WRITTEN TASK: Retype every line from the start of the data down to and including the line with "60.02, 60.0, 59.97]". Skip the pictures.

COLLECTED DATA:

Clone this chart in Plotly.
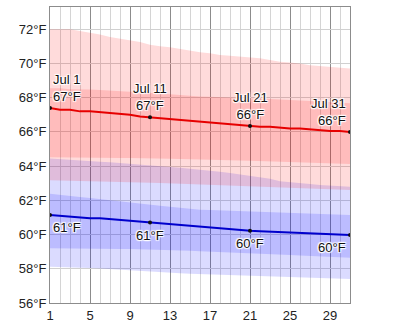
import plotly.graph_objects as go

days = list(range(1, 32))
label_days = [1, 11, 21, 31]
label_names = ["Jul 1", "Jul 11", "Jul 21", "Jul 31"]
x_ticks = [1, 5, 9, 13, 17, 21, 25, 29]
y_ticks = [56, 58, 60, 62, 64, 66, 68, 70, 72]

# average daily high / low (°F)
high_avg = [67.4, 67.3, 67.3, 67.2, 67.2, 67.15, 67.1, 67.05, 67.0, 66.9, 66.85,
            66.8, 66.75, 66.7, 66.65, 66.6, 66.55, 66.5, 66.45, 66.4, 66.35,
            66.3, 66.3, 66.25, 66.2, 66.2, 66.15, 66.1, 66.05, 66.05, 66.0]
low_avg = [61.15, 61.1, 61.05, 61.0, 60.95, 60.95, 60.9, 60.85, 60.8, 60.75, 60.7,
           60.65, 60.6, 60.55, 60.5, 60.45, 60.4, 60.35, 60.3, 60.25, 60.22,
           60.2, 60.17, 60.15, 60.13, 60.1, 60.07, 60.05, 60.02, 60.0, 59.97]

# high temperature percentile bands
high_p90 = [72.0, 72.0, 72.0, 71.9, 71.8, 71.7, 71.55, 71.45, 71.35, 71.25, 71.1,
            71.0, 70.95, 70.85, 70.75, 70.65, 70.6, 70.5, 70.45, 70.4, 70.35,
            70.3, 70.2, 70.1, 70.05, 70.0, 69.9, 69.85, 69.8, 69.75, 69.7]
high_p75 = [68.55, 68.55, 68.5, 68.5, 68.48, 68.45, 68.42, 68.4, 68.36, 68.32, 68.28,
            68.24, 68.2, 68.15, 68.1, 68.07, 68.05, 68.02, 68.0, 67.98, 67.96,
            67.94, 67.92, 67.9, 67.88, 67.85, 67.8, 67.77, 67.74, 67.7, 67.68]
high_p25 = [64.52, 64.52, 64.5, 64.5, 64.5, 64.5, 64.48, 64.48, 64.47, 64.47, 64.46,
            64.45, 64.43, 64.41, 64.39, 64.37, 64.36, 64.35, 64.34, 64.33, 64.32,
            64.3, 64.28, 64.26, 64.24, 64.22, 64.2, 64.18, 64.16, 64.14, 64.13]
high_p10 = [63.17, 63.16, 63.15, 63.14, 63.13, 63.12, 63.1, 63.08, 63.07, 63.05, 63.03,
            63.01, 62.99, 62.97, 62.95, 62.93, 62.91, 62.89, 62.87, 62.85, 62.83,
            62.81, 62.78, 62.75, 62.73, 62.71, 62.68, 62.66, 62.64, 62.62, 62.6]

# low temperature percentile bands
low_p90 = [64.45, 64.42, 64.38, 64.34, 64.3, 64.26, 64.22, 64.18, 64.14, 64.1, 64.05,
           64.0, 63.95, 63.9, 63.85, 63.8, 63.74, 63.67, 63.6, 63.52, 63.44,
           63.36, 63.26, 63.12, 63.05, 63.0, 62.95, 62.9, 62.86, 62.83, 62.8]
low_p75 = [62.38, 62.33, 62.27, 62.2, 62.13, 62.06, 62.0, 61.93, 61.86, 61.8, 61.74,
           61.68, 61.62, 61.56, 61.5, 61.45, 61.43, 61.41, 61.39, 61.37, 61.35,
           61.33, 61.31, 61.29, 61.27, 61.25, 61.23, 61.21, 61.19, 61.17, 61.15]
low_p25 = [59.2, 59.2, 59.19, 59.19, 59.18, 59.18, 59.17, 59.16, 59.15, 59.14, 59.13,
           59.11, 59.09, 59.07, 59.05, 59.03, 59.01, 58.99, 58.97, 58.95, 58.93,
           58.9, 58.87, 58.84, 58.81, 58.78, 58.75, 58.72, 58.7, 58.67, 58.65]
low_p10 = [58.12, 58.11, 58.1, 58.08, 58.05, 58.02, 57.98, 57.95, 57.91, 57.88, 57.84,
           57.8, 57.77, 57.74, 57.71, 57.69, 57.67, 57.65, 57.63, 57.61, 57.59,
           57.57, 57.55, 57.53, 57.51, 57.49, 57.47, 57.45, 57.43, 57.42, 57.4]

RED_BAND = "rgba(255,0,0,0.14)"
BLUE_BAND = "rgba(0,0,255,0.14)"

fig = go.Figure()


def band(lo, hi, color):
    fig.add_trace(go.Scatter(x=days, y=lo, mode="lines", line=dict(width=0),
                             hoverinfo="skip", showlegend=False))
    fig.add_trace(go.Scatter(x=days, y=hi, mode="lines", line=dict(width=0),
                             fill="tonexty", fillcolor=color,
                             hoverinfo="skip", showlegend=False))


band(low_p10, low_p90, BLUE_BAND)
band(low_p25, low_p75, BLUE_BAND)
band(high_p10, high_p90, RED_BAND)
band(high_p25, high_p75, RED_BAND)

fig.add_trace(go.Scatter(x=days, y=high_avg, mode="lines",
                         line=dict(color="#e60000", width=2), showlegend=False))
fig.add_trace(go.Scatter(x=days, y=low_avg, mode="lines",
                         line=dict(color="#0000cc", width=2), showlegend=False))

hi_pts = [high_avg[d - 1] for d in label_days]
lo_pts = [low_avg[d - 1] for d in label_days]
fig.add_trace(go.Scatter(x=label_days, y=hi_pts, mode="markers",
                         marker=dict(color="#111", size=4), showlegend=False))
fig.add_trace(go.Scatter(x=label_days, y=lo_pts, mode="markers",
                         marker=dict(color="#111", size=4), showlegend=False))

halo = "-1px -1px 1px #fff, 1px -1px 1px #fff, -1px 1px 1px #fff, 1px 1px 1px #fff, 0 0 2px #fff"
lab_font = dict(family="Liberation Sans, Arial, sans-serif", size=13, color="#111", shadow=halo)

n = len(label_days)
for i, (d, name, hv, lv) in enumerate(zip(label_days, label_names, hi_pts, lo_pts)):
    if i == 0:
        xa, al, xs = "left", "left", 1
    elif i == n - 1:
        xa, al, xs = "right", "right", -2
    else:
        xa, al, xs = "center", "center", 0
    fig.add_annotation(x=d, y=hv, text=f"{name}<br>{round(hv)}°F", showarrow=False,
                       xanchor=xa, yanchor="bottom", align=al, xshift=xs, yshift=2,
                       font=lab_font)
    fig.add_annotation(x=d, y=lv, text=f"{round(lv)}°F", showarrow=False,
                       xanchor=xa, yanchor="top", align=al, xshift=xs, yshift=-3,
                       font=lab_font)

tick_font = dict(family="Liberation Sans, Arial, sans-serif", size=13, color="#222")

fig.update_layout(
    width=400, height=329,
    margin=dict(l=50, r=50, t=6, b=23),
    paper_bgcolor="white", plot_bgcolor="white",
    showlegend=False,
    xaxis=dict(range=[1, 31], tickmode="array", tickvals=x_ticks,
               ticktext=[str(v) for v in x_ticks],
               showgrid=True, gridcolor="#8c8c8c", gridwidth=1,
               minor=dict(dtick=1, tick0=1, showgrid=True, gridcolor="#d4d4d4", gridwidth=1),
               showline=True, linecolor="#8c8c8c", linewidth=1, mirror=True,
               zeroline=False, ticks="", tickfont=tick_font, fixedrange=True),
    yaxis=dict(range=[56, 73.3], tickmode="array", tickvals=y_ticks,
               ticktext=[f"{v}°F" for v in y_ticks],
               showgrid=True, gridcolor="#d0d0d0", gridwidth=1,
               showline=True, linecolor="#8c8c8c", linewidth=1, mirror=True,
               zeroline=False, ticks="", tickfont=tick_font, fixedrange=True),
)

fig.write_html("out.html")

WRITTEN ANSWER:
Clone this chart in Plotly.
import plotly.graph_objects as go

days = list(range(1, 32))
label_days = [1, 11, 21, 31]
label_names = ["Jul 1", "Jul 11", "Jul 21", "Jul 31"]
x_ticks = [1, 5, 9, 13, 17, 21, 25, 29]
y_ticks = [56, 58, 60, 62, 64, 66, 68, 70, 72]

# average daily high / low (°F)
high_avg = [67.4, 67.3, 67.3, 67.2, 67.2, 67.15, 67.1, 67.05, 67.0, 66.9, 66.85,
            66.8, 66.75, 66.7, 66.65, 66.6, 66.55, 66.5, 66.45, 66.4, 66.35,
            66.3, 66.3, 66.25, 66.2, 66.2, 66.15, 66.1, 66.05, 66.05, 66.0]
low_avg = [61.15, 61.1, 61.05, 61.0, 60.95, 60.95, 60.9, 60.85, 60.8, 60.75, 60.7,
           60.65, 60.6, 60.55, 60.5, 60.45, 60.4, 60.35, 60.3, 60.25, 60.22,
           60.2, 60.17, 60.15, 60.13, 60.1, 60.07, 60.05, 60.02, 60.0, 59.97]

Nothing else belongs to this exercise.